Selective use of country information
The applicant asserts that the Tribunal was selective in its choice of country information and that there existed other information which would have assisted his case. I accept Mr. Jordan’s response that there is no obligation on the Tribunal to conduct such inquiries in relation to country information (see Minister for Immigration and Multicultural and Indigenous Affairs v SGLB [2004] HCA 32). Further, the weight given to country information is a matter for the Tribunal (NAHI v Minister for Immigration and Multicultural and Indigenous Affairs [2004] FCAFC 10 at [10]-[11]).

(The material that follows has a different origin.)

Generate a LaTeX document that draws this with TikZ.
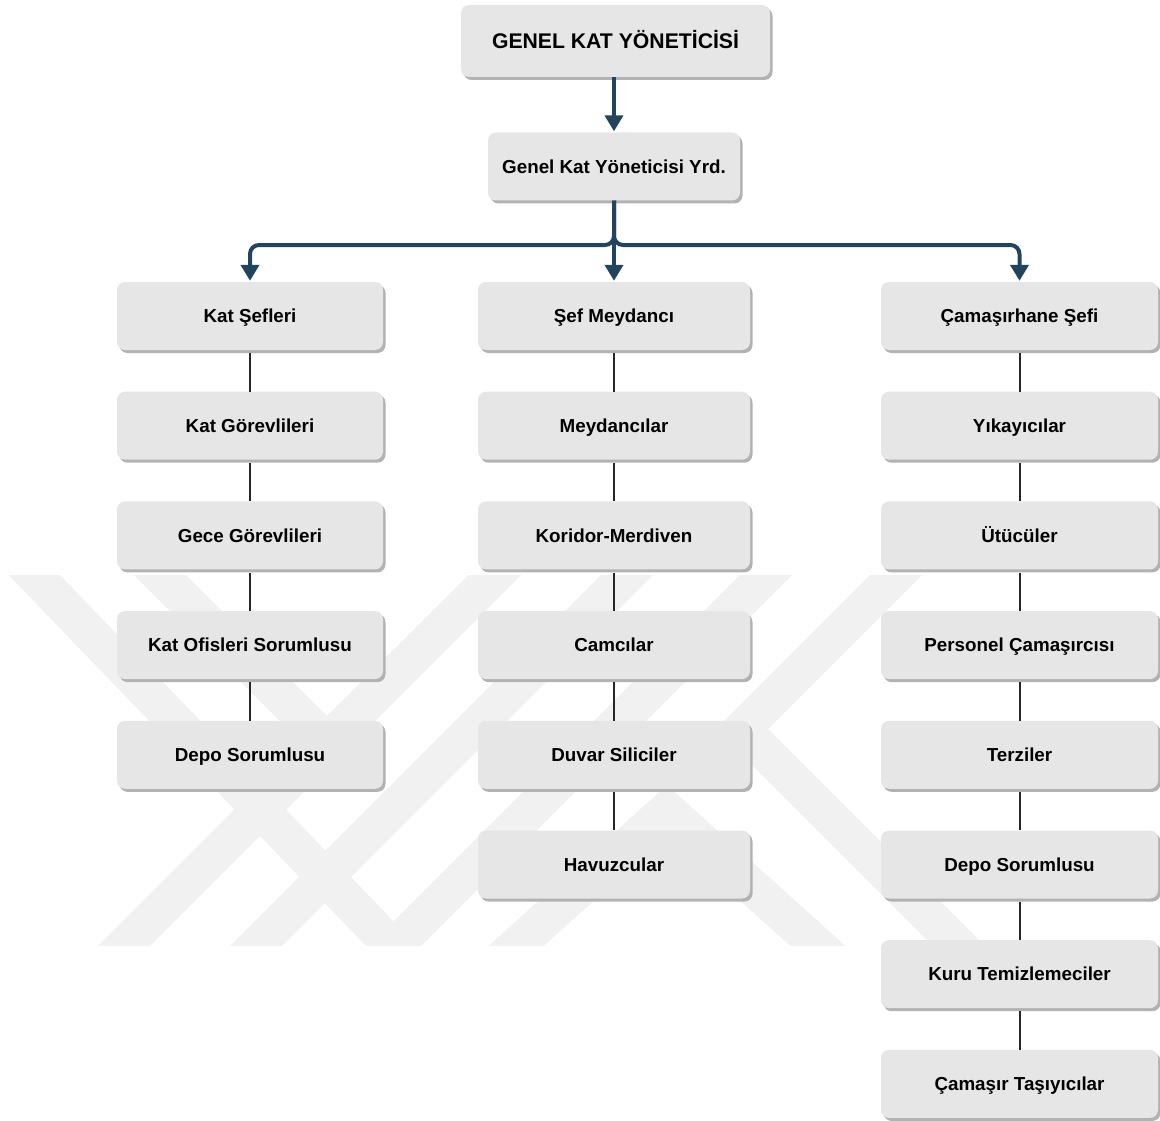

However, I also note that in the applicant’s case (as referred to at [6] above) the Tribunal drew a strong adverse conclusion on the applicant’s credibility on matters he had put to the Tribunal, and on matters which had nothing to do with country information. This appears to be in stark contrast with the (unknown) applicant who was the subject of consideration in the extract provided by the applicant who was plainly found to be a credible witness (see page 7 of 8 at about “point” 7). The applicant before me now by contrast was found not to be a Falun Gong practitioner (CB 320).
Consideration of information by the Tribunal
The applicant also complains that the Tribunal did not fully consider his claims. No real particulars have been provided. Nor did the applicant provide anything further at the hearing before the Court, beyond the claim set out above in relation to s.424A.

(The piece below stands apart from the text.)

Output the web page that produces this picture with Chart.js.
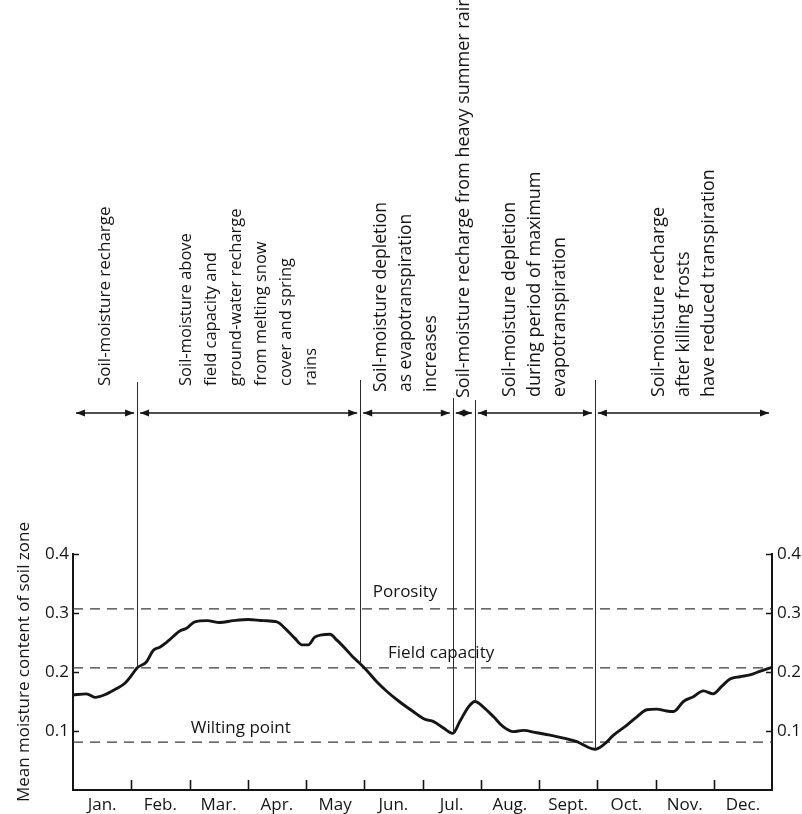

I agree with Mr. Jordan that the Tribunal’s decision record shows an accurate understanding and consideration of the applicant’s claims. Further, I also agree that the applicant’s complaint seems to reflect his dissatisfaction with the decision of the Tribunal to refer to certain country information rather than other country information (I have dealt with this above). I note that it is clearly not for this Court to perform a review on the merits of the applicant’s claims before the Tribunal (Minister for Immigration and Ethnic Affairs v Wu Shan Liang (1996) 185 CLR 259). Further, I also note again that the weight a Tribunal gives to information before it, is a matter for the Tribunal (see NAHI).
Natural justice
The applicant’s amended application also complains of procedural errors constituting an absence of natural justice. In the absence of any particulars it is unclear as to what the applicant is asserting. Although following the hearing, this again appeared to be a complaint relating to the issue of country information. The respondent submitted that neither the Tribunal’s decision, nor the available evidence before the Court, disclose any denial of procedural fairness. I agree. I also note that the application for review was made in 2004, well after the introduction of s.422B to the Act. To the extent therefore that the amended application asserts a failure of procedural fairness at general law, then s.422B operates to make Division 4, Part 7 of the Act the exhaustive statement of the matters which it purports to deal (Minister for Immigration and Multicultural Affairs v Lay Lat [2006] FCAFC 61).
In all therefore, I cannot see jurisdictional error in the Tribunal’s decision. The application is dismissed.
I certify that the preceding twenty-eight (28) paragraphs are a true copy of the reasons for judgment of Nicholls FM.